Precisely. In terms of the science, there is no controversy. Anthropogenic greenhouse warming may have been controversial fifteen years ago, but it no longer is.

In terms of the policy, indeed, there is quite reasonable grounds for disagreement. There are a wide number of possible policy choices-- one of which is "do nothing"-- and there is no question that the debate is, as of the moment, inconclusive. The problem, though, is that a small group of people who disagree with (possible future) policy decisions decided to attack the policy by trying to pretend that the science is inconclusive, and make an entirely imaginary case that greenhouse science is unclear, unsettled, and consists of nothing more than opinions put forth for political purposes. This is incorrect.

Re:Early Mars was warmer [Re:Warmer?] (0)

Anonymous Coward | more than 5 years ago | (#28127713)

My frost-bit annuals, planted well after the last-frost date for this location, beg to differ...

There is plenty of controversy, except among those taking funds from govt's, companies, etc who have a vested interest in global warming. Throw out all those studies, and we can talk. Trouble is, there's so much $$'s flooding both sides there is no way to tell which way things are going, or who's to blame. When anyone states "It is settled" or "there is no controversy", science has turned into religion.

Re:Early Mars was warmer [Re:Warmer?] (2, Insightful)

Geoffrey.landis (926948) | more than 5 years ago | (#28129337)

My frost-bit annuals, planted well after the last-frost date for this location, beg to differ...

Yeah, this is exactly the kind of irrelevent arguments you tend to hear.
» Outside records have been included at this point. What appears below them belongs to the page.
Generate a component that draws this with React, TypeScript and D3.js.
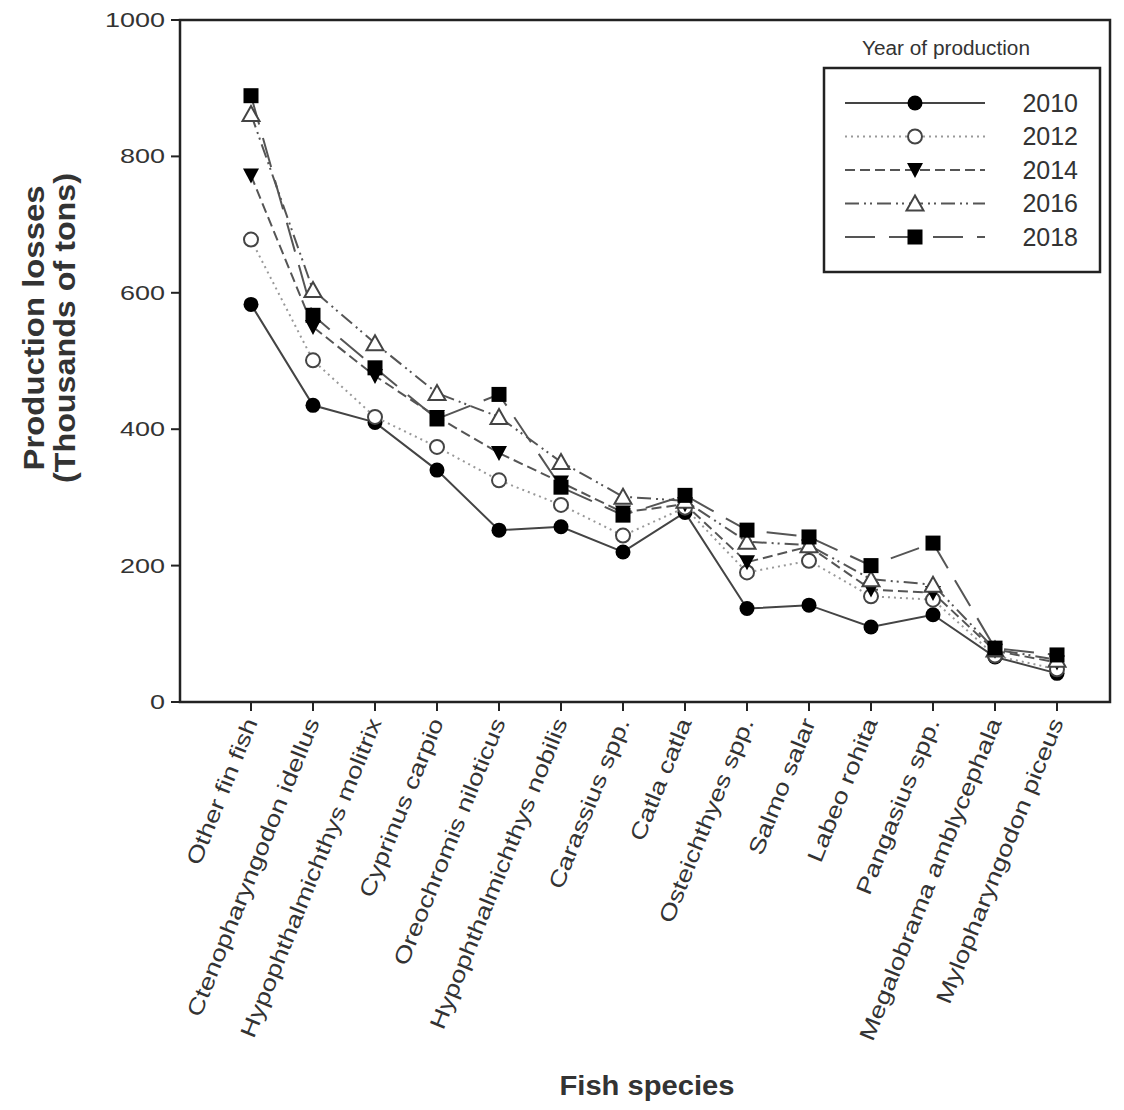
import React from 'react';
import { scaleLinear, scalePoint, line } from 'd3';

const species = [
  'Other fin fish',
  'Ctenopharyngodon idellus',
  'Hypophthalmichthys molitrix',
  'Cyprinus carpio',
  'Oreochromis niloticus',
  'Hypophthalmichthys nobilis',
  'Carassius spp.',
  'Catla catla',
  'Osteichthyes spp.',
  'Salmo salar',
  'Labeo rohita',
  'Pangasius spp.',
  'Megalobrama amblycephala',
  'Mylopharyngodon piceus',
];

const years = ['2010', '2012', '2014', '2016', '2018'];

const loss2010 = [583, 435, 410, 340, 252, 257, 220, 278, 137, 142, 110, 128, 66, 42];
const loss2012 = [678, 501, 418, 374, 325, 289, 244, 285, 190, 207, 155, 150, 68, 48];
const loss2014 = [772, 550, 478, 418, 365, 322, 278, 290, 205, 228, 165, 160, 75, 58];
const loss2016 = [862, 604, 526, 453, 418, 352, 301, 295, 235, 230, 180, 172, 77, 62];
const loss2018 = [889, 567, 490, 415, 451, 315, 274, 303, 252, 242, 200, 233, 79, 69];

const yTicks = [0, 200, 400, 600, 800, 1000];

const series = [loss2010, loss2012, loss2014, loss2016, loss2018];
const dashes = ['none', '2,4', '10,5', '14,5,2,4,2,5', '30,14'];
const lineColor = ['#444', '#999', '#555', '#555', '#555'];

const W = 1124;
const H = 1110;
const frame = { left: 180, right: 1110, top: 20, bottom: 702 };
const font = '"Liberation Sans", Arial, sans-serif';

const Marker = ({ kind, x, y }: { kind: number; x: number; y: number }) => {
  if (kind === 0) return <circle cx={x} cy={y} r={7.5} fill="#000" />;
  if (kind === 1)
    return <circle cx={x} cy={y} r={7} fill="#fff" stroke="#444" strokeWidth={2} />;
  if (kind === 2)
    return <path d={`M${x - 8},${y - 7}L${x + 8},${y - 7}L${x},${y + 8}Z`} fill="#000" />;
  if (kind === 3)
    return (
      <path
        d={`M${x},${y - 8}L${x + 8.5},${y + 7}L${x - 8.5},${y + 7}Z`}
        fill="#fff"
        stroke="#444"
        strokeWidth={2}
      />
    );
  return <rect x={x - 7.5} y={y - 7.5} width={15} height={15} fill="#000" />;
};

const App = () => {
  const x = scalePoint<string>().domain(species).range([251, 1057]);
  const y = scaleLinear().domain([0, 1000]).range([frame.bottom, frame.top]);

  const path = line<number>()
    .x((d, i) => x(species[i]) as number)
    .y((d) => y(d));

  const legendRows = years.map((yr, i) => 103 + i * 33.5);

  return (
    <svg
      width={W}
      height={H}
      style={{ position: 'absolute', left: 0, top: 0, background: '#fff' }}
      fontFamily={font}
    >
      {/* frame */}
      <rect
        x={frame.left}
        y={frame.top}
        width={frame.right - frame.left}
        height={frame.bottom - frame.top}
        fill="none"
        stroke="#222"
        strokeWidth={2.5}
      />

      {/* y axis */}
      {yTicks.map((t) => (
        <g key={t}>
          <line x1={frame.left - 9} x2={frame.left} y1={y(t)} y2={y(t)} stroke="#222" strokeWidth={2} />
          <text
            transform={`translate(${frame.left - 15},${y(t)}) scale(1.35,1)`}
            dy="0.35em"
            textAnchor="end"
            fontSize={20}
            fill="#333"
          >
            {t}
          </text>
        </g>
      ))}

      {/* x axis */}
      {species.map((s) => (
        <g key={s}>
          <line
            x1={x(s)}
            x2={x(s)}
            y1={frame.bottom}
            y2={frame.bottom + 9}
            stroke="#222"
            strokeWidth={2}
          />
          <text
            transform={`translate(${(x(s) as number) + 7},${frame.bottom + 20}) rotate(-68) scale(1.25,1)`}
            textAnchor="end"
            fontSize={22}
            fill="#333"
          >
            {s}
          </text>
        </g>
      ))}

      {/* lines */}
      {series.map((vals, k) => (
        <path
          key={years[k]}
          d={path(vals) as string}
          fill="none"
          stroke={lineColor[k]}
          strokeWidth={2}
          strokeDasharray={dashes[k]}
        />
      ))}
      {series.map((vals, k) =>
        vals.map((v, i) => <Marker key={years[k] + i} kind={k} x={x(species[i]) as number} y={y(v)} />)
      )}

      {/* legend */}
      <text
        x={862}
        y={55}
        fontSize={20}
        fill="#333"
        textLength={168}
        lengthAdjust="spacingAndGlyphs"
      >
        Year of production
      </text>
      <rect x={824} y={68} width={276} height={204} fill="#fff" stroke="#222" strokeWidth={2.5} />
      {years.map((yr, k) => (
        <g key={yr}>
          <line
            x1={845}
            x2={985}
            y1={legendRows[k]}
            y2={legendRows[k]}
            stroke={lineColor[k]}
            strokeWidth={2}
            strokeDasharray={dashes[k]}
          />
          <Marker kind={k} x={915} y={legendRows[k]} />
          <text x={1078} y={legendRows[k]} dy="0.35em" textAnchor="end" fontSize={25} fill="#333">
            {yr}
          </text>
        </g>
      ))}

      {/* axis titles */}
      <text
        transform="translate(44,328) rotate(-90)"
        textAnchor="middle"
        fontSize={29}
        fontWeight="bold"
        fill="#333"
        textLength={285}
        lengthAdjust="spacingAndGlyphs"
      >
        Production losses
      </text>
      <text
        transform="translate(75,328) rotate(-90)"
        textAnchor="middle"
        fontSize={29}
        fontWeight="bold"
        fill="#333"
        textLength={310}
        lengthAdjust="spacingAndGlyphs"
      >
        (Thousands of tons)
      </text>
      <text
        x={647}
        y={1095}
        textAnchor="middle"
        fontSize={28}
        fontWeight="bold"
        fill="#333"
        textLength={175}
        lengthAdjust="spacingAndGlyphs"
      >
        Fish species
      </text>
    </svg>
  );
};

export default App;
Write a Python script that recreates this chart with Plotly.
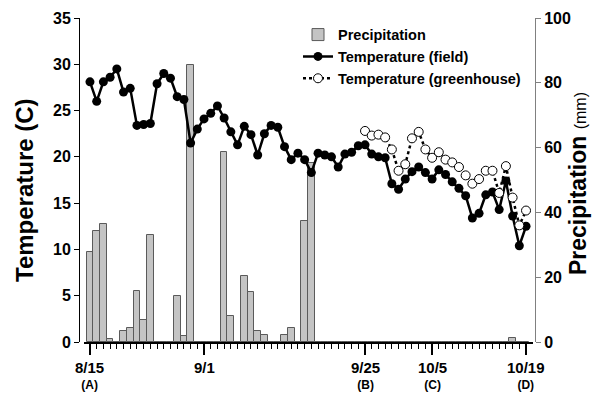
import pandas as pd
import plotly.graph_objects as go

# ---- data ----
start = "2011-08-15"
dates = [d.strftime("%Y-%m-%d") for d in pd.date_range(start, periods=66, freq="D")]

precip_mm = [27.8, 34.3, 36.3, 0.8, 0, 3.3, 4.3, 15.8, 6.8, 32.9,
             0, 0, 0, 14.2, 2.0, 85.5, 0, 0, 0, 0,
             58.7, 8.0, 0, 20.3, 15.3, 3.3, 2.3, 0, 0, 2.3,
             4.3, 0, 37.2, 55.2, 0, 0, 0, 0, 0, 0,
             0, 0, 0, 0, 0, 0, 0, 0, 0, 0,
             0, 0, 0, 0, 0, 0, 0, 0, 0, 0,
             0, 0, 0, 1.3, 0, 0]

temp_field = [28.1, 26.0, 28.1, 28.6, 29.5, 27.0, 27.4, 23.4, 23.5, 23.6,
              27.9, 29.0, 28.5, 26.5, 26.2, 21.5, 23.0, 24.1, 24.7, 25.5,
              24.2, 22.7, 21.3, 23.3, 22.4, 20.2, 22.5, 23.4, 23.2, 21.1,
              19.7, 20.4, 19.7, 18.3, 20.4, 20.2, 20.0, 18.9, 20.3, 20.5,
              21.2, 21.3, 20.3, 20.0, 19.9, 17.1, 16.5, 17.6, 18.4, 18.9,
              18.3, 17.6, 18.6, 18.1, 17.3, 16.6, 15.8, 13.4, 13.9, 15.9,
              16.2, 14.3, 17.4, 13.6, 10.4, 12.5]

gh_dates = dates[41:]
temp_greenhouse = [22.8, 22.3, 22.4, 22.1, 20.8, 18.5, 19.2, 22.0, 22.7, 20.8,
                   19.9, 20.5, 19.7, 19.4, 18.9, 18.0, 17.1, 17.6, 18.5, 18.5,
                   16.1, 19.0, 15.6, 12.6, 14.2]

tick_dates = ["2011-08-15", "2011-09-01", "2011-09-25", "2011-10-05", "2011-10-19"]
tick_main = ["8/15", "9/1", "9/25", "10/5", "10/19"]
tick_sub = ["(A)", "", "(B)", "(C)", "(D)"]

FONT = "Arial, Liberation Sans, sans-serif"

fig = go.Figure()

fig.add_trace(go.Bar(
    x=dates, y=precip_mm, name="Precipitation",
    marker=dict(color="#c4c4c4", line=dict(color="#5a5a5a", width=1)),
    width=86400000, yaxis="y", xaxis="x",
))
fig.add_trace(go.Scatter(
    x=dates, y=temp_field, name="Temperature (field)", mode="lines+markers",
    line=dict(color="black", width=2.5),
    marker=dict(symbol="circle", size=9, color="black"),
    yaxis="y2",
))
fig.add_trace(go.Scatter(
    x=gh_dates, y=temp_greenhouse, name="Temperature (greenhouse)", mode="lines+markers",
    line=dict(color="black", width=2.5, dash="dot"),
    marker=dict(symbol="circle", size=9, color="white", line=dict(color="black", width=1)),
    yaxis="y2",
))

# x tick labels: one text block per major tick, placed on the date axis
for d, m, s in zip(tick_dates, tick_main, tick_sub):
    txt = f"<span style='font-size:15px'><b>{m}</b></span>"
    if s:
        txt += f"<br><span style='font-size:12px'><b>{s}</b></span>"
    fig.add_annotation(x=d, xref="x", y=0, yref="paper", text=txt,
                       showarrow=False, yanchor="top", yshift=-16, borderpad=0,
                       font=dict(size=12, family=FONT, color="black"))

L, R = 79, 57
W = 592 - L - R
H = 394 - 18 - 52

# axis titles
fig.add_annotation(x=(24 - L) / W, xref="paper", y=(342 - 190) / H, yref="paper",
                   text="<b>Temperature (C)</b>", textangle=-90, showarrow=False,
                   xanchor="center", yanchor="middle",
                   font=dict(size=24, family=FONT, color="black"))
fig.add_annotation(x=(578 - L) / W, xref="paper", y=(342 - 184) / H, yref="paper",
                   text="<b>Precipitation</b> <span style='font-size:16px'>(mm)</span>",
                   textangle=-90, showarrow=False, xanchor="center", yanchor="middle",
                   font=dict(size=23, family=FONT, color="black"))

x0 = pd.Timestamp(start) - pd.Timedelta(hours=0.89 * 24)
x1 = pd.Timestamp(start) + pd.Timedelta(hours=66.04 * 24)

fig.update_layout(
    width=592, height=394,
    margin=dict(l=L, r=R, t=18, b=52),
    plot_bgcolor="white", paper_bgcolor="white",
    bargap=0, showlegend=True,
    font=dict(family=FONT, color="black"),
    legend=dict(
        x=(298 - L) / W, y=0.998, xanchor="left", yanchor="top",
        bgcolor="rgba(0,0,0,0)", font=dict(size=14.5, weight="bold", family=FONT),
        tracegroupgap=0, itemwidth=30,
    ),
    xaxis=dict(
        type="date", range=[x0, x1], automargin=False,
        domain=[(84 - L) / W, (533 - L) / W],
        showgrid=False, zeroline=False,
        showline=True, linecolor="black", linewidth=2,
        tickmode="array", tickvals=tick_dates, showticklabels=False,
        ticks="outside", ticklen=11, tickwidth=2, tickcolor="black",
        minor=dict(ticks="outside", ticklen=5, tickwidth=1, tickcolor="black",
                   tickmode="array", tickvals=dates, showgrid=False),
        anchor="y",
    ),
    yaxis=dict(
        range=[0, 100], dtick=20, side="right", anchor="free", position=1,
        automargin=False,
        showgrid=False, zeroline=False,
        showline=True, linecolor="#808080", linewidth=1,
        ticks="outside", ticklen=5, tickcolor="#808080",
        tickfont=dict(size=16, weight="bold", family=FONT),
    ),
    yaxis2=dict(
        range=[0, 35], dtick=5, side="left", anchor="free", position=0,
        overlaying="y", automargin=False,
        showgrid=False, zeroline=False,
        showline=True, linecolor="black", linewidth=1,
        ticks="outside", ticklen=5, tickcolor="black",
        tickfont=dict(size=16, weight="bold", family=FONT),
    ),
)

fig.write_html("out.html", config={"displayModeBar": False},
               post_script="document.body.style.margin='0';document.body.style.overflow='hidden';")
To be fair, the idiotic media hype makes it seem as if this really is the argument for global warming: one warmer-than-average summer, and the headlines read "Global warming is here," and one worse-than-average hurricane season and headlines say "Global warming! Hurricanes are getting worse!"

Global warming is a long-term average rise of temperature over time scales of decades. One warm winter, even a handful of warm winters, has nothing to do with it. Temperatures still fluctuate-- climate change doesn't negate the existence of changes in the weather. And we're talking about the average heat balance of the globe-- any particular spot may still be warmer, or cooler, or unchanged.

The rule for northeast Ohio is, don't plant your tomatoes until the end of May. I planted mine at the end of April. Guess what? They're doing fine. Has global warming moved the growing season up by a month? No, you can't conclude that-- one season, one place, that's not relevant. Global warming is about averages, and about time scales of decades. Got that? Averages. Decades.

There is plenty of controversy, except among those taking funds from govt's, companies, etc who have a vested interest in global warming.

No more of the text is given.